Die Energiewende tritt laut einer Studie der Vereinigung der Bayerischen Wirtschaft (VBW) auf der Stelle. „Anspruch und Wirklichkeit klaffen bei der Energiewende weiterhin meilenweit auseinander“, sagte VBW-Hauptgeschäftsführer Bertram Brossardt am Mittwoch. Insbesondere der Strompreis und der Netzausbau gaben demnach 2020 Anlass zur Sorge. Fortschritte gab es hingegen bei Treibhausgasemissionen und Stromverbrauch, diese waren jedoch auf die Pandemie zurückzuführen.
Für das zehnte VBW-Monitoring der Energiewende analysierte die Beratungsfirma Prognos im Auftrag der Wirtschaftsvereinigung offizielle Statistiken von Bundes- und Landesbehörden. Die Ergebnisse wurden anschließend mit den Zielvorgaben der Bundesregierung und der bayerischen Landesregierung abgeglichen. Erstmals wurde das Monitoring im Jahr 2012 erstellt.

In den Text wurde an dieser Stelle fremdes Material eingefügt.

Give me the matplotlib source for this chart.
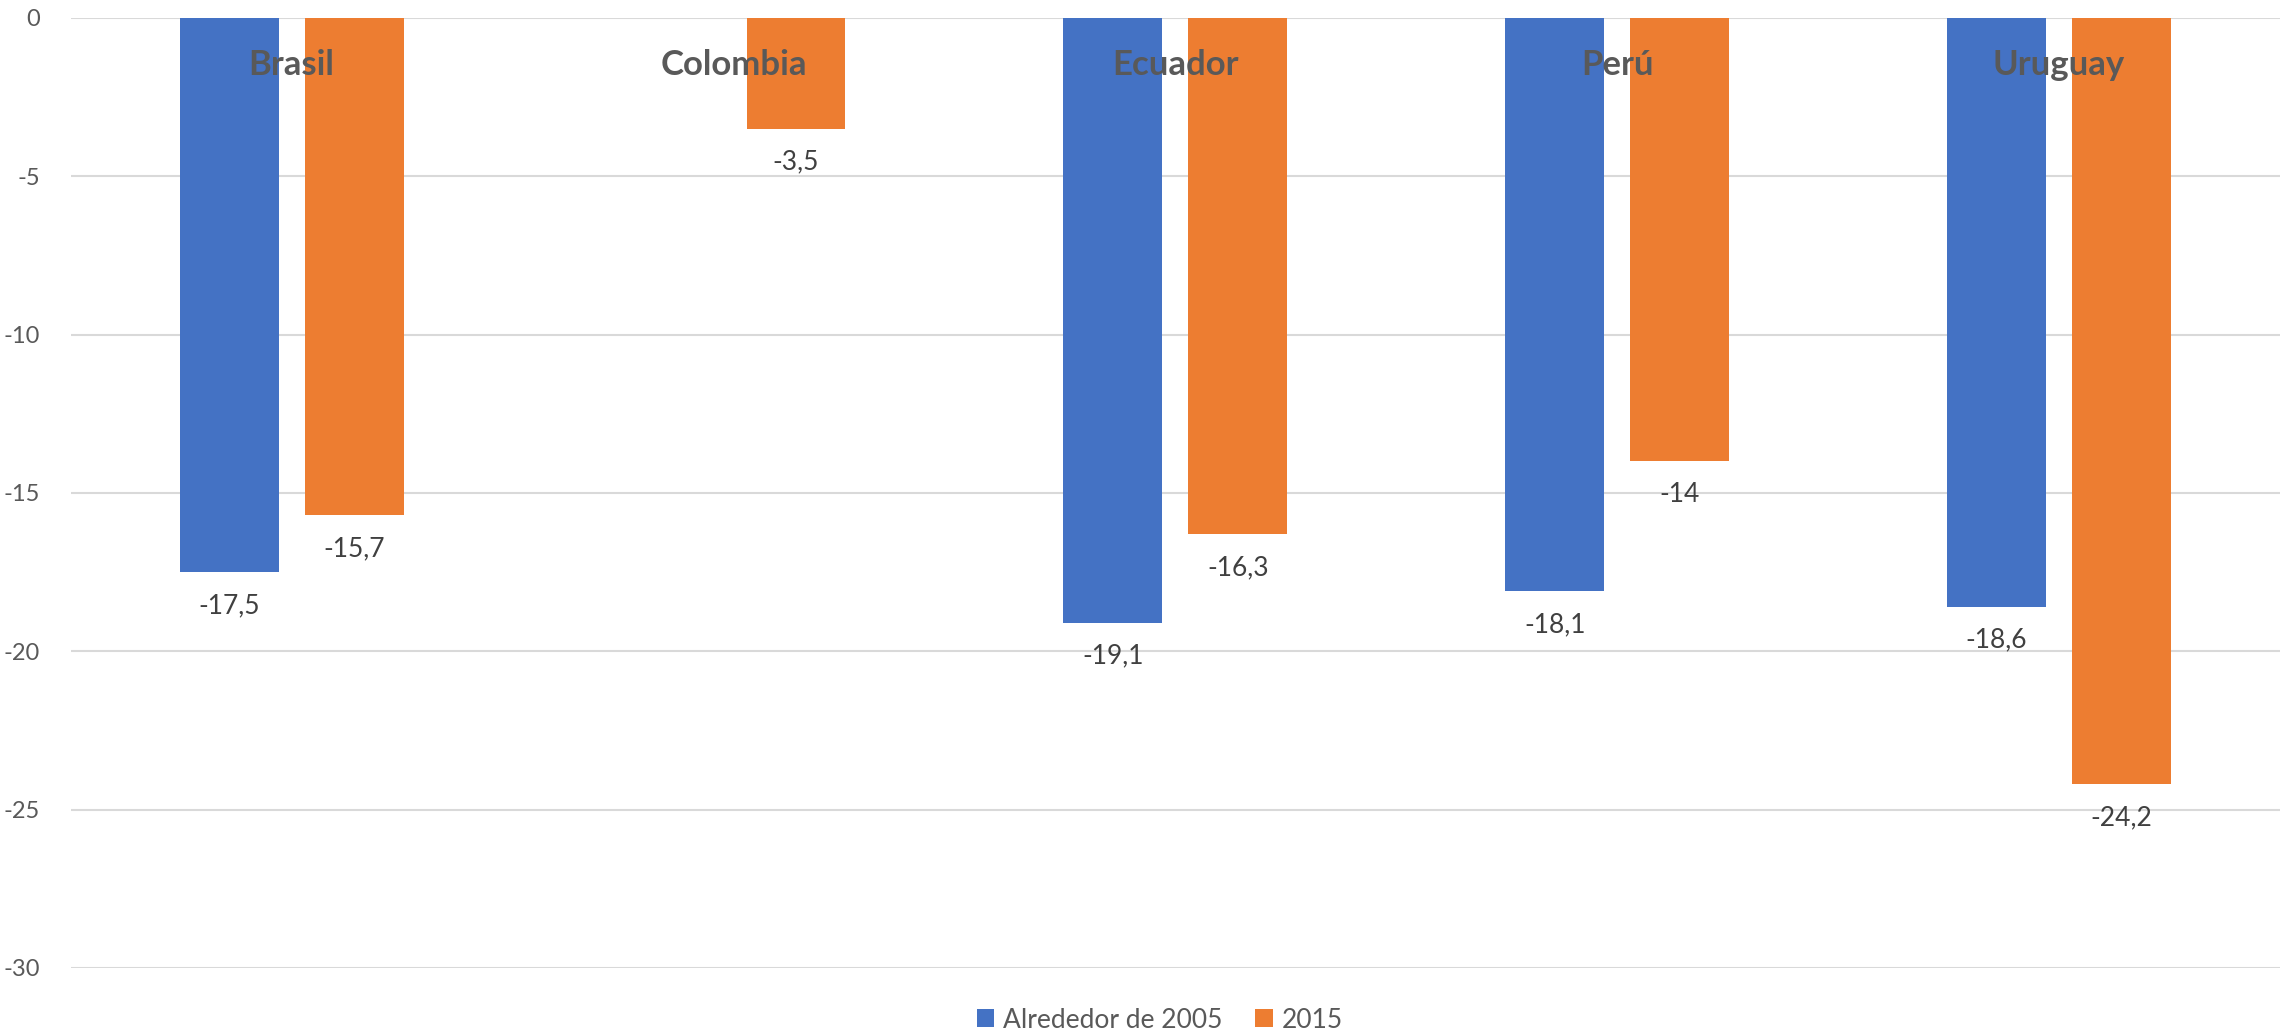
import numpy as np
import matplotlib
matplotlib.use("Agg")
import matplotlib.pyplot as plt

plt.rcParams['font.family'] = ['Lato', 'DejaVu Sans']
plt.rcParams['axes.unicode_minus'] = False

paises = ["Brasil", "Colombia", "Ecuador", "Perú", "Uruguay"]
series = ["Alrededor de 2005", "2015"]
v2005 = [-17.5, np.nan, -19.1, -18.1, -18.6]
v2015 = [-15.7, -3.5, -16.3, -14.0, -24.2]

azul = "#4472C4"
naranja = "#ED7D31"
gris = "#595959"

fig = plt.figure(figsize=(22.8, 10.34), dpi=100)
ax = fig.add_axes([0.031, 0.064, 0.969, 0.9186])

x = np.arange(len(paises))
ancho = 0.224
desp = 0.1415

b1 = ax.bar(x - desp, v2005, ancho, color=azul, label=series[0], zorder=2)
b2 = ax.bar(x + desp, v2015, ancho, color=naranja, label=series[1], zorder=2)


def etiqueta(v):
    return ("%g" % v).replace(".", ",")


for xs, vals in ((x - desp, v2005), (x + desp, v2015)):
    for xi, v in zip(xs, vals):
        if np.isnan(v):
            continue
        ax.annotate(etiqueta(v), (xi, v), xytext=(0, -24), textcoords="offset points",
                    ha="center", va="center", fontsize=19, color="#404040", zorder=3)

# nombres de los paises arriba
for xi, p in zip(x, paises):
    ax.text(xi, -1.5, p, ha="center", va="center", fontsize=25,
            fontweight="bold", color=gris, zorder=4)

ax.set_ylim(-30, 0)
ax.set_xlim(-0.5, len(paises) - 0.5)
ax.set_yticks(np.arange(-30, 1, 5))
ax.set_xticks([])
ax.tick_params(axis="y", length=0, pad=22, labelsize=17, labelcolor=gris)
ax.grid(axis="y", color="#D9D9D9", linewidth=1.5, zorder=0)
for s in ax.spines.values():
    s.set_visible(False)

ax.legend(loc="center", bbox_to_anchor=(0.493, -0.055), ncol=2, frameon=False,
          fontsize=19, labelcolor=gris, handlelength=0.65, handleheight=0.65,
          handletextpad=0.35, columnspacing=1.25, borderpad=0.2)

fig.savefig("out.png", dpi=100)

Insbesondere die gestiegenen Strompreise betrachtet die VBW mit Sorge: Europaweit belegte Deutschland mit einem Industriestrompreis von 12,39 Cent pro Kilowattstunde nur den vorletzten Platz, lediglich in Zypern lag der Preis höher. „Das ist Gift für eine Industrienation, die erfolgreich wirtschaften und gleichzeitig die Klimaziele erreichen will“, erklärte Brossardt.
Auch die Versorgungssicherheit in Deutschland bleibe nur „mäßig zufriedenstellend“, schrieben die Energie-Experten weiter. Zwar war die Versorgungssicherheit im Jahr 2020 gewährleistet, der Netzausbau kam jedoch nur schleppend voran. Insbesondere der Ausbau großer Übertragungsleitungen in den Süden sei ins Stocken geraten.
Die positiven Ergebnisse im Bereich Energie- und Stromverbrauch sowie bei den Treibhausgasemissionen seien primär auf die Corona-Pandemie zurückzuführen, erklärte die VBW weiter. So ging der Energieverbrauch 2020 um 7,1 Prozent zurück, der Stromverbrauch um drei Prozent. Auch der Ausstoß von Treibhausgasemissionen verringerte sich demnach um 8,6 Prozent. Diese Entwicklungen seien jedoch „nicht nachhaltig“, erforderlich seien „schnellstmögliche strukturelle Veränderungen im Energiesystem“.
Nötig sei außerdem eine höhere Geschwindigkeit beim Ausbau der Erneuerbaren. Die VBW forderte eine „Ausbau-Offensive aller erneuerbaren Energien“. „Dafür müssen Planungs- und Genehmigungsverfahren auf allen Ebenen weiter entschlackt, modernisiert und vereinfacht werden“, erklärte Brossardt. Auch die Gesellschaft müsse von den Maßnahmen überzeugt werden, die Politik sei gefordert, für Akzeptanz zu sorgen.
Auch gegen die hohen Strompreise müsse politisch vorgegangen werden, forderte die VBW weiter. „Strom muss sicher und sauber, aber auch bezahlbar sein“, sagte Brossardt. Die Absenkung der EEG-Umlage sei ein guter erster Schritt gewesen, nötig sei aber auch eine Absenkung der Stromsteuer auf das europarechtliche Minimum.